The Wall Street Journal renewed its opposition to all things union in a recent editorial, complaining about a proposed rule change that the National Labor Relations Board (NLRB) hopes will make union elections more efficient.
On February 5, the NLRB announced a series of proposed rule changes that streamlines labor organizing, including a new rule that could eliminate long delays that hinder employees' ability to vote up or down on union representation.
In a February 10 editorial, the WSJ framed the new rules as an attack on employers, arguing that a change in election timing could “unbalance” employers' First Amendment rights. This is far from the first time the WSJ has taken an unfair dig at unions and their members, but this time the editorial board's defense of an employer's right to badmouth unions during an election managed to completely ignore how unfair anti-union sentiment has flourished under the old system.
The WSJ also mischaracterized the NLRB's previous attempt to change the rules in 2011 as “failed,” even though it later admits that the court that heard the case did not overturn the rule on substantive grounds, but rather because of procedural concerns. Specifically, because the Republican appointee to the NLRB in 2011 made good on his threat to "block" the rule by refusing to vote, the court ruled he had successfully denied the board of its required quorum.
From the editorial:
The National Labor Relations Board has been one of the most active outposts of the Obama “unilateral presidency.” It returned to the news last week with a proposal to speed up union elections. The board floated this rule once before. It failed. Take two is no better.
The idea first surfaced in 2011, after “card check” legislation to steamroll elections failed in Congress. The NLRB then went looking for other ways to make it easier for unions to organize work sites. They landed on a new rule, which would get unions in the door fast with speeded-up certification votes.
In that spirit, the NLRB jammed the rule through with the votes of only two members, both Democrats. An official quorum required three members, and on that ground the U.S. District Court in Washington declared the vote invalid, in response to a lawsuit by the Chamber of Commerce.
Under the NLRB's latest and rewarmed proposal, a company is required to give the union the contact information for all its employees, and the time frame for a vote is shortened. The current average period after the union calls for a vote is 38 days. The new rule would shorten it to between 10 and 21 days after the petition is filed.
Unions say the quickie rule is necessary because the longer time frame lets businesses discourage workers from supporting the union. An alternative view would be that 38 days allows businesses and workers to have a debate on the merits of unionizing before the election is held. Union membership rates have been declining in no small part because when workers are given an informed choice, they don't think union representation is worth losing a chunk of their paycheck.
The editorial went on to claim that the shortened election time would “limit workers' freedom to discuss and debate whether their workforce should be unionized.” This statement conveniently ignores that employers often exploit delays in the current union election system -- something the new NLRB rules could alleviate.

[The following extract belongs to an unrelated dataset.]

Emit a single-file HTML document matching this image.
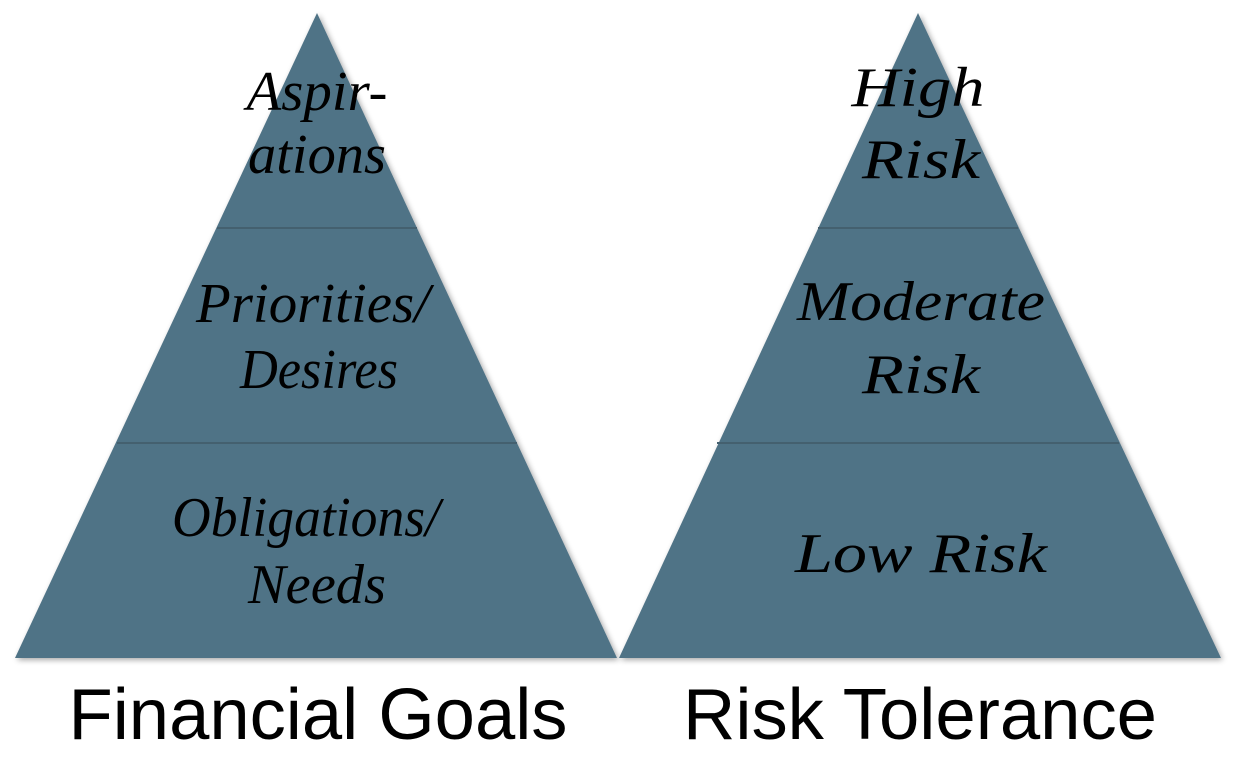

According to San Francisco State University Professor John Logan, "[a]nti-union groups disingenuously refer to the new rules as “ambush elections,” claiming that employers will be denied the opportunity to mount intensive campaigns. In reality, employers will still have plenty of time to get their message across. Indeed, nowhere else in the democratic world are employers allowed weeks or months to pressure workers to reject unionization." Logan continued:
The notion that the new election rules threaten employers' free speech rights is nonsense and right-wing groups know it. Corporations like Wal-Mart subject new employees to anti-union propaganda from day one on job. They will still force employees to attend “captive audience” meetings, at which pro-union workers have no right of reply. They will continue to have exclusive access to employees at the workplace. They will still recruit powerful anti-union law firms that specialize in operating in the grey areas of the law and advise employers to use pre-election delay to undermine organizing campaigns. They will still hire “union avoidance consultants” that offer a money-back guarantee in the event of a union victory. And they will continue to dominate a process that is intended to guarantee that employees have a free and uncoerced choice on unionization.
It's disappointing but perhaps predictable that the WSJ continues to perpetuate the myth that, “given an informed choice,” workers would be less likely to join a union. As far as the WSJ is concerned, this perceived lack of interest is what drives union membership numbers, even though this ignores the fact the proliferation of anti-union legislation that makes it more difficult for unions to communicate with workers, as well as how the Supreme Court under pro-business conservative Chief Justice John Roberts has contributed to this anti-union atmosphere.
Given its editorial board's penchant for bashing unions in the past, it's not surprising that the WSJ would jump at this new opportunity to complain about a rule change that could make life easier for American workers.